## Start DATA EXTRACT

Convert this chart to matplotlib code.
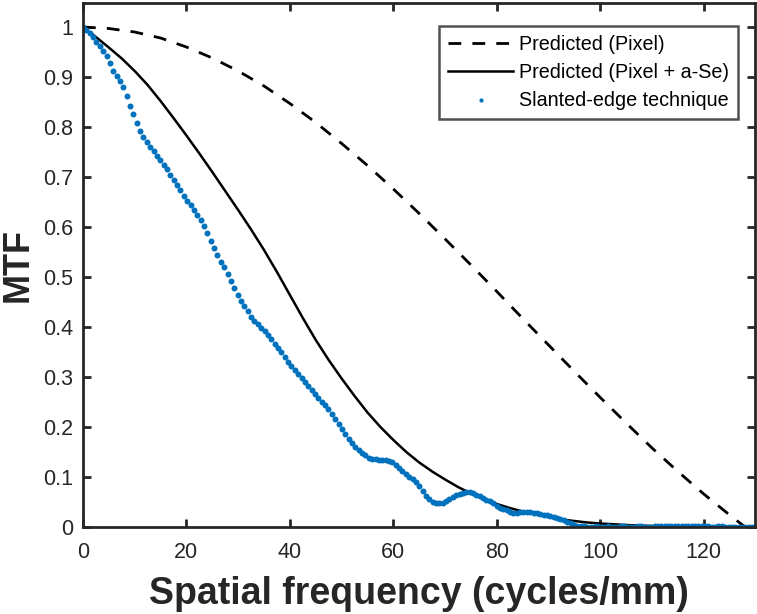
import numpy as np
import matplotlib
matplotlib.use("Agg")
import matplotlib.pyplot as plt

plt.rcParams['font.family'] = ['Liberation Sans', 'DejaVu Sans']

# Predicted (Pixel) – dashed
pix_x = [0, 5, 10, 15, 20, 25, 30, 35, 40, 45, 50, 55, 60, 65, 70, 75, 80, 85,
         90, 95, 100, 105, 110, 115, 120, 125, 128]
pix_y = [1.000, 0.997, 0.990, 0.978, 0.960, 0.938, 0.912, 0.882, 0.847, 0.809,
         0.767, 0.723, 0.676, 0.627, 0.576, 0.524, 0.471, 0.417, 0.364, 0.311,
         0.259, 0.208, 0.158, 0.111, 0.066, 0.024, 0.000]

# Predicted (Pixel + a-Se) – solid
ase_x = [0, 2.5, 5, 7.5, 10, 12.5, 15, 17.5, 20, 22.5, 25, 27.5, 30, 32.5, 35,
         37.5, 40, 42.5, 45, 47.5, 50, 52.5, 55, 57.5, 60, 62.5, 65, 67.5, 70,
         72.5, 75, 77.5, 80, 82.5, 85, 87.5, 90, 92.5, 95, 97.5, 100, 105, 110,
         115, 120, 130]
ase_y = [1.000, 0.980, 0.959, 0.937, 0.912, 0.884, 0.852, 0.818, 0.783, 0.747,
         0.710, 0.672, 0.634, 0.595, 0.554, 0.510, 0.464, 0.418, 0.374, 0.334,
         0.297, 0.262, 0.229, 0.200, 0.174, 0.150, 0.129, 0.111, 0.095, 0.080,
         0.067, 0.056, 0.046, 0.038, 0.031, 0.025, 0.020, 0.015, 0.012, 0.009,
         0.007, 0.004, 0.002, 0.001, 0.0005, 0.000]

# Slanted-edge technique – measured points (frequency step 0.65 cycles/mm)
se_step = 0.65
se_y = [
    1.000, 0.994, 0.988, 0.980, 0.971, 0.962, 0.952, 0.942, 0.929, 0.912,
    0.903, 0.893, 0.880, 0.862, 0.842, 0.826, 0.808, 0.793, 0.781, 0.771,
    0.761, 0.752, 0.743, 0.734, 0.725, 0.716, 0.705, 0.694, 0.684, 0.675,
    0.663, 0.652, 0.644, 0.634, 0.624, 0.614, 0.602, 0.588, 0.572, 0.559,
    0.545, 0.530, 0.520, 0.506, 0.492, 0.478, 0.465, 0.453, 0.443, 0.432,
    0.421, 0.412, 0.406, 0.399, 0.392, 0.384, 0.376, 0.367, 0.358, 0.350,
    0.340, 0.330, 0.321, 0.313, 0.305, 0.298, 0.290, 0.281, 0.274, 0.266,
    0.258, 0.250, 0.243, 0.235, 0.226, 0.216, 0.206, 0.196, 0.186, 0.176,
    0.168, 0.159, 0.153, 0.148, 0.143, 0.138, 0.136, 0.135, 0.134, 0.134,
    0.133, 0.132, 0.129, 0.124, 0.118, 0.112, 0.106, 0.100, 0.095, 0.090,
    0.081, 0.071, 0.062, 0.056, 0.050, 0.048, 0.047, 0.048, 0.052, 0.055,
    0.059, 0.063, 0.066, 0.068, 0.070, 0.070, 0.067, 0.064, 0.061, 0.058,
    0.054, 0.051, 0.047, 0.042, 0.038, 0.035, 0.033, 0.030, 0.027, 0.028,
    0.029, 0.029, 0.030, 0.030, 0.028, 0.027, 0.026, 0.024, 0.023, 0.021,
    0.019, 0.017, 0.015, 0.013, 0.010, 0.007, 0.004, 0.002, 0.001, 0.001,
    0.000, 0.000, 0.000, 0.001, 0.000, 0.000, 0.001, 0.000, 0.000, 0.000,
    0.001, 0.001, 0.000, 0.000, 0.000, 0.001, 0.001, 0.000, 0.000, 0.000,
    0.001, 0.001, 0.001, 0.002, 0.001, 0.001, 0.001, 0.002, 0.002, 0.001,
    0.001, 0.002, 0.002, 0.002, 0.001, 0.001, 0.001, 0.000, 0.000, 0.001,
    0.001, 0.000, 0.000, 0.000, 0.000, 0.000, 0.000, 0.000, 0.000, 0.000,
    0.000,
]
se_x = np.arange(len(se_y)) * se_step

x_ticks = [0, 20, 40, 60, 80, 100, 120]
y_ticks = [0, 0.1, 0.2, 0.3, 0.4, 0.5, 0.6, 0.7, 0.8, 0.9, 1]
y_tick_labels = ['0', '0.1', '0.2', '0.3', '0.4', '0.5', '0.6', '0.7', '0.8', '0.9', '1']

dark = '#262626'
blue = '#0072BD'

fig = plt.figure(figsize=(7.57, 6.14), dpi=100)
ax = fig.add_axes([0.1096, 0.1417, 0.8884, 0.8534])

ln1, = ax.plot(pix_x, pix_y, color='black', lw=2.0, label='Predicted (Pixel)')
ln1.set_dashes([4.6, 4.0])
ax.plot(ase_x, ase_y, color='black', lw=1.8, label='Predicted (Pixel + a-Se)')
ax.plot(se_x, se_y, linestyle='none', marker='o', markersize=4.3,
        color=blue, markeredgewidth=0, label='Slanted-edge technique')

ax.set_xlim(0, 130)
ax.set_ylim(0, 1.048)
ax.set_xticks(x_ticks)
ax.set_xticklabels([str(t) for t in x_ticks])
ax.set_yticks(y_ticks)
ax.set_yticklabels(y_tick_labels)

for s in ax.spines.values():
    s.set_linewidth(2.0)
    s.set_color(dark)

ax.tick_params(axis='both', which='both', direction='in', length=6, width=2.0,
               color=dark, labelcolor=dark, labelsize=15.5, top=True, right=True)
ax.tick_params(axis='x', pad=11)
ax.tick_params(axis='y', pad=7)

ax.set_xlabel('Spatial frequency (cycles/mm)', fontsize=27, fontweight='bold',
              color=dark, labelpad=9)
ax.set_ylabel('MTF', fontsize=26, fontweight='bold', color=dark)
ax.yaxis.set_label_coords(-0.070, 0.5)

leg = ax.legend(loc='upper right', bbox_to_anchor=(0.974, 0.956), fontsize=14.2,
                frameon=True, fancybox=False, edgecolor=dark, handlelength=3.3,
                handletextpad=0.3, borderpad=0.45, labelspacing=0.47,
                markerscale=0.7, borderaxespad=0.0)
leg.get_frame().set_linewidth(1.8)
for t in leg.get_texts():
    t.set_color('black')

fig.savefig('out.png', dpi=100)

## End DATA EXTRACT

WHAT IS REQUIRED: Give every line back word for word and leave the pictures out.

SOLUTION TO THIS EXERCISE:
Convert this chart to matplotlib code.
import numpy as np
import matplotlib
matplotlib.use("Agg")
import matplotlib.pyplot as plt

plt.rcParams['font.family'] = ['Liberation Sans', 'DejaVu Sans']

# Predicted (Pixel) – dashed
pix_x = [0, 5, 10, 15, 20, 25, 30, 35, 40, 45, 50, 55, 60, 65, 70, 75, 80, 85,
         90, 95, 100, 105, 110, 115, 120, 125, 128]
pix_y = [1.000, 0.997, 0.990, 0.978, 0.960, 0.938, 0.912, 0.882, 0.847, 0.809,
         0.767, 0.723, 0.676, 0.627, 0.576, 0.524, 0.471, 0.417, 0.364, 0.311,
         0.259, 0.208, 0.158, 0.111, 0.066, 0.024, 0.000]

# Predicted (Pixel + a-Se) – solid
ase_x = [0, 2.5, 5, 7.5, 10, 12.5, 15, 17.5, 20, 22.5, 25, 27.5, 30, 32.5, 35,
         37.5, 40, 42.5, 45, 47.5, 50, 52.5, 55, 57.5, 60, 62.5, 65, 67.5, 70,
         72.5, 75, 77.5, 80, 82.5, 85, 87.5, 90, 92.5, 95, 97.5, 100, 105, 110,
         115, 120, 130]
ase_y = [1.000, 0.980, 0.959, 0.937, 0.912, 0.884, 0.852, 0.818, 0.783, 0.747,
         0.710, 0.672, 0.634, 0.595, 0.554, 0.510, 0.464, 0.418, 0.374, 0.334,
         0.297, 0.262, 0.229, 0.200, 0.174, 0.150, 0.129, 0.111, 0.095, 0.080,
         0.067, 0.056, 0.046, 0.038, 0.031, 0.025, 0.020, 0.015, 0.012, 0.009,
         0.007, 0.004, 0.002, 0.001, 0.0005, 0.000]

# Slanted-edge technique – measured points (frequency step 0.65 cycles/mm)
se_step = 0.65
se_y = [
    1.000, 0.994, 0.988, 0.980, 0.971, 0.962, 0.952, 0.942, 0.929, 0.912,
    0.903, 0.893, 0.880, 0.862, 0.842, 0.826, 0.808, 0.793, 0.781, 0.771,
    0.761, 0.752, 0.743, 0.734, 0.725, 0.716, 0.705, 0.694, 0.684, 0.675,
    0.663, 0.652, 0.644, 0.634, 0.624, 0.614, 0.602, 0.588, 0.572, 0.559,
    0.545, 0.530, 0.520, 0.506, 0.492, 0.478, 0.465, 0.453, 0.443, 0.432,
    0.421, 0.412, 0.406, 0.399, 0.392, 0.384, 0.376, 0.367, 0.358, 0.350,
    0.340, 0.330, 0.321, 0.313, 0.305, 0.298, 0.290, 0.281, 0.274, 0.266,
    0.258, 0.250, 0.243, 0.235, 0.226, 0.216, 0.206, 0.196, 0.186, 0.176,
    0.168, 0.159, 0.153, 0.148, 0.143, 0.138, 0.136, 0.135, 0.134, 0.134,
    0.133, 0.132, 0.129, 0.124, 0.118, 0.112, 0.106, 0.100, 0.095, 0.090,
    0.081, 0.071, 0.062, 0.056, 0.050, 0.048, 0.047, 0.048, 0.052, 0.055,
    0.059, 0.063, 0.066, 0.068, 0.070, 0.070, 0.067, 0.064, 0.061, 0.058,
    0.054, 0.051, 0.047, 0.042, 0.038, 0.035, 0.033, 0.030, 0.027, 0.028,
    0.029, 0.029, 0.030, 0.030, 0.028, 0.027, 0.026, 0.024, 0.023, 0.021,
    0.019, 0.017, 0.015, 0.013, 0.010, 0.007, 0.004, 0.002, 0.001, 0.001,
    0.000, 0.000, 0.000, 0.001, 0.000, 0.000, 0.001, 0.000, 0.000, 0.000,
    0.001, 0.001, 0.000, 0.000, 0.000, 0.001, 0.001, 0.000, 0.000, 0.000,
    0.001, 0.001, 0.001, 0.002, 0.001, 0.001, 0.001, 0.002, 0.002, 0.001,
    0.001, 0.002, 0.002, 0.002, 0.001, 0.001, 0.001, 0.000, 0.000, 0.001,
    0.001, 0.000, 0.000, 0.000, 0.000, 0.000, 0.000, 0.000, 0.000, 0.000,
    0.000,
]
se_x = np.arange(len(se_y)) * se_step

x_ticks = [0, 20, 40, 60, 80, 100, 120]
y_ticks = [0, 0.1, 0.2, 0.3, 0.4, 0.5, 0.6, 0.7, 0.8, 0.9, 1]
y_tick_labels = ['0', '0.1', '0.2', '0.3', '0.4', '0.5', '0.6', '0.7', '0.8', '0.9', '1']

dark = '#262626'
blue = '#0072BD'

fig = plt.figure(figsize=(7.57, 6.14), dpi=100)
ax = fig.add_axes([0.1096, 0.1417, 0.8884, 0.8534])

ln1, = ax.plot(pix_x, pix_y, color='black', lw=2.0, label='Predicted (Pixel)')
ln1.set_dashes([4.6, 4.0])
ax.plot(ase_x, ase_y, color='black', lw=1.8, label='Predicted (Pixel + a-Se)')
ax.plot(se_x, se_y, linestyle='none', marker='o', markersize=4.3,
        color=blue, markeredgewidth=0, label='Slanted-edge technique')

ax.set_xlim(0, 130)
ax.set_ylim(0, 1.048)
ax.set_xticks(x_ticks)
ax.set_xticklabels([str(t) for t in x_ticks])
ax.set_yticks(y_ticks)
ax.set_yticklabels(y_tick_labels)

for s in ax.spines.values():
    s.set_linewidth(2.0)
    s.set_color(dark)

ax.tick_params(axis='both', which='both', direction='in', length=6, width=2.0,
               color=dark, labelcolor=dark, labelsize=15.5, top=True, right=True)
ax.tick_params(axis='x', pad=11)
ax.tick_params(axis='y', pad=7)

ax.set_xlabel('Spatial frequency (cycles/mm)', fontsize=27, fontweight='bold',
              color=dark, labelpad=9)
ax.set_ylabel('MTF', fontsize=26, fontweight='bold', color=dark)
ax.yaxis.set_label_coords(-0.070, 0.5)

leg = ax.legend(loc='upper right', bbox_to_anchor=(0.974, 0.956), fontsize=14.2,
                frameon=True, fancybox=False, edgecolor=dark, handlelength=3.3,
                handletextpad=0.3, borderpad=0.45, labelspacing=0.47,
                markerscale=0.7, borderaxespad=0.0)
leg.get_frame().set_linewidth(1.8)
for t in leg.get_texts():
    t.set_color('black')

fig.savefig('out.png', dpi=100)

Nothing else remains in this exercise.